We put telescopes in space to prevent interference from the atmosphere and peripheral sources of radiation, but sometimes even that is not enough. The NuSTAR X-Ray telescope has had to cope with radiation leaking in from objects near the ones it is looking at, making it harder to detect a signal in the noise. However, astronomers have found a way to use this “nuisance light”, giving NuSTAR a wider effective field of view than expected, and have now published the first paper based on an object studied in this way.
SMC X-1 is a system that contains a neutron star a little more massive than the Sun, which is bright in the X-ray part of the spectrum. However, that brightness varies dramatically, and astronomers are keen to understand how and why. In The Astrophysical Journal, one team provides some answers, using nuisance light that crept into NuSTAR.
SMC X-1's name comes from its location in the Small Magellanic Cloud, one of the closest galaxies outside our own. It's a binary pulsar that shows considerable flaring activity that's been puzzling astronomers for a long time.
SMC X-1's variation is partly explained by its orbit around another, 15 times more massive, star, which sometimes hides it from our perspective, but astronomers suspect something else is going on. The paper isn't able to fully solve this puzzle, but does provide information about the mass SMC X-1 is capturing from its larger and less dense neighbor, causing it to increase its rate of spin.
X-Rays are a particularly hard part of the electromagnetic spectrum to study, because the atmosphere does such a good job of blocking them. X-Ray astronomy only got started when rockets carried the first instruments to great heights, and became a serious field once we could put X-Ray telescopes in orbit. With so few telescopes in space, however, time on them is even shorter than for other important instruments, so we don't get to study SMC X-1 nearly as much as anyone in the field would like.

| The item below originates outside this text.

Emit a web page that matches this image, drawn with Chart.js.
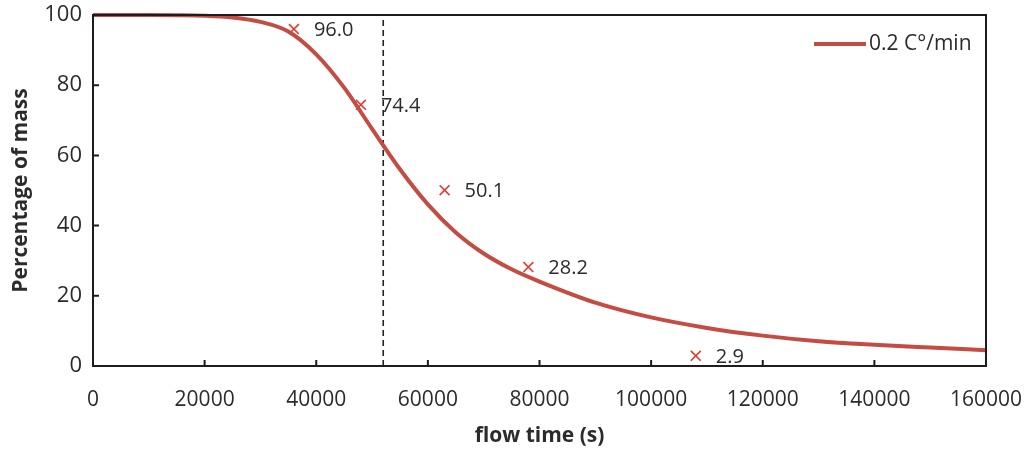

Things change, however, if you can collect data on multiple objects at once. As Dr Brian Grefenstette of Caltech put it in a statement; "Imagine sitting in a quiet movie theater, watching a drama, and hearing the explosions in the action movie playing next door. In the past, that's what the stray light was like—a distraction from what we were trying to focus on. Now we have the tools to turn that extra noise into useful data, opening an entire new way of using NuSTAR to study the universe."
Grefenstette leads what is called the StrayCats team, extracting information about 80 X-Ray objects that are bright enough, and close enough in the sky to other targets, that NuSTAR has picked up significant amounts of nuisance radiation from them. For some of them, this marks a substantial expansion in the time period over which we can track their brightness, even if we don't have the sort of focused images produced by looking directly at an X-ray source.
SMC X-1 is a particularly good example, because there are so many other X-ray sources in the Magellanic clouds that NuSTAR spends a lot of time looking at objects close to it. At its peaks, it is bright enough that plenty of its light creeps into nearby fields of view. Nevertheless, there are likely to be many other objects that will become the subjects of papers using the techniques first demonstrated here.